My News and Reviews
A few different things were posted at Experiments in Manga last week. The most recent manga giveaway is currently underway, for one, and here’s still time to enter for a chance to win Barakamon, Volume 1 by Satsuki Yoshino. Last week I reviewed Vinland Saga, Omnibus 6 by Makoto Yukimura. The series continues to impress me a great deal with its story telling and character development. The fate of the series in English will be in part determined by how well the sixth and seventh omnibuses do (the seventh omnibus is currently scheduled to be released in December); I truly hope that Kodansha will be able to release more because Vinland Saga is fantastic. Finally, over the weekend, I posted the Bookshelf Overload for October.
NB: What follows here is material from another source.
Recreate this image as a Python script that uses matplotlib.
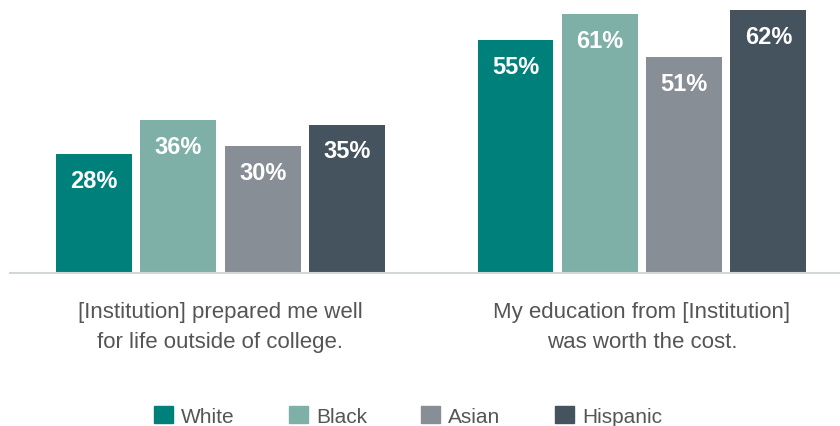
import matplotlib.pyplot as plt
from matplotlib.patches import Patch

plt.rcParams['font.family'] = ['Liberation Sans', 'DejaVu Sans']

# survey results by group
questions = ['[Institution] prepared me well\nfor life outside of college.',
             'My education from [Institution]\nwas worth the cost.']
groups = ['White', 'Black', 'Asian', 'Hispanic']
white = [28, 55]
black = [36, 61]
asian = [30, 51]
hispanic = [35, 62]
colors = ['#00807a', '#7fb0a8', '#878e95', '#44535e']

series = [white, black, asian, hispanic]

fig = plt.figure(figsize=(8.4, 4.27), dpi=100)
ax = fig.add_axes([10 / 840, 153 / 427, 830 / 840, 274 / 427])

group_gap = 5.0
for i, (vals, c) in enumerate(zip(series, colors)):
    xs = [g * group_gap + (i - 1.5) for g in range(len(questions))]
    bars = ax.bar(xs, vals, width=0.9, color=c)
    for b, v in zip(bars, vals):
        ax.annotate(f'{v}%', (b.get_x() + b.get_width() / 2, v),
                    xytext=(0, -19), textcoords='offset points',
                    ha='center', va='center', color='white',
                    fontsize=17, fontweight='bold')

ax.set_xlim(-2.497, 7.35)
ax.set_ylim(0, 64.6)
for s in ['top', 'right', 'left']:
    ax.spines[s].set_visible(False)
ax.spines['bottom'].set_color('#d3d7d7')
ax.spines['bottom'].set_linewidth(1.5)
ax.set_yticks([])
ax.set_xticks([g * group_gap for g in range(len(questions))])
ax.set_xticklabels(questions, fontsize=16, color='#555555', linespacing=1.6)
ax.tick_params(axis='x', length=0, pad=20)

handles = [Patch(color=c, label=g) for g, c in zip(groups, colors)]
fig.legend(handles=handles, loc='center', bbox_to_anchor=(408 / 840, 10 / 427),
           ncol=4, frameon=False, fontsize=15, handlelength=0.9,
           handleheight=0.9, handletextpad=0.4, columnspacing=2.6,
           labelcolor='#555555')

fig.savefig('out.png', dpi=100)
I’ve been extremely busy with all sorts of life stuff, so while I’m sure there were plenty of interesting things going on in the realm of manga online, there were only two that really caught my eye last week: Shojo Beat posted a short interview with Rinko Ueda and Chris Butcher wrote about his experience interviewing Masashi Kishimoto at New York Comic Con. Also as a heads up, because I am so extraordinarily caught up in things going on at work and at home right now, I’ve decided to go a little easier on myself with my blogging schedule for November (and probably for the first half of December as well). Instead of the usual Monday-Wednesday-Friday posting schedule, in the upcoming weeks I may just be posting on Monday and Thursday. Hopefully things will calm down and I can get back to writing more soon!
Fairy Tail, Volume 50 by Hiro Mashima. After so many arcs in which the Fairy Tail guild was fighting to save the world, I’m particularly enjoying the beginning of this most recent arc in which Fairy Tail doesn’t technically even exist anymore. Although there are some epic, world-altering developments occurring in the background, for the moment the story is focusing on the much more personal crises of the disbanded guild as it rebuilds itself. It’s a nice change of pace, though I’m fairly certain it won’t last for very long. A year or so has passed since the members of Fairy Tail parted their separate ways. Quite a few of the magic users have managed to power up during that time, allowing Mashima the opportunity to come up with some exciting and interesting new skills for them in order to show just how badass they’ve become (and they were strong to begin with). Some of the fan service focusing on the female characters in Fairy Tail continues to feel very out-of-place and distracting, but at least the women are frequently some of the strongest and most well-developed characters. The male characters are the subject of fan service from time to time, too, though never to the same extent.
Tokyo Ghoul, Volume 1-3 by Sui Ishida. The glut of vampire and zombie manga continues—and I’m not really a devotee of either of those subgenres—so I especially appreciate that Tokyo Ghoul makes use of an entirely different creature, the titular ghoul. In the case of this particular manga series, ghouls largely pass as normal humans assuming that they can master their intense hunger for human flesh. After an encounter with a ghoul that nearly leaves him dead, Kaneki finds himself in the unique position of partly belonging to both the human world and the world of the ghouls, and yet it will be a struggle for him to survive in either of them. In Tokyo Ghoul, humans are just as capable of being monsters. And Ishida isn’t afraid of killing off prominent characters, whether they be human or ghoul, so there is a constant sense of danger. Sadly, I think the emotional impact of the deaths was somewhat diminished since readers hadn’t yet had the chance to really get to know the characters involved as individuals. Still, kudos to Ishida for potentially making good use of some shocking, unexpected developments, especially as some early parts of the first volume were a little predictable.
Yamada-kun and the Seven Witches, Volume 4 by Miki Yohsikawa. Although the fan service in Fairy Tail tends to bug me, the fan service in Yamada-kun and the Seven Witches doesn’t really bother me at all, probably because it’s better incorporated into the story itself. Admittedly, it can still be gratuitous from time to time. Since the manga in part deals with body-swapping, it makes sense that there would be some focus on the characters’ physical traits. Plus this particular volume includes the obligatory beach and onsen scenes. One thing that really impresses me about Yoshikawa’s artwork in the Yamada-kun and the Seven Witches is that it’s obvious from the characters’ facial expressions and body language when there has been some swapping going on. This actually ends up being explicitly pointed out in the series when one character develops a crush on a specific combination of personality and body type. The witch count continues to grow in the series as does Yamada’s group of friends while he begins to work out a theory explaining why everyone has the powers that they do. I’m still really enjoying Yamada-kun and the Seven Witches. Though largely a comedy, it has some heart to it as well.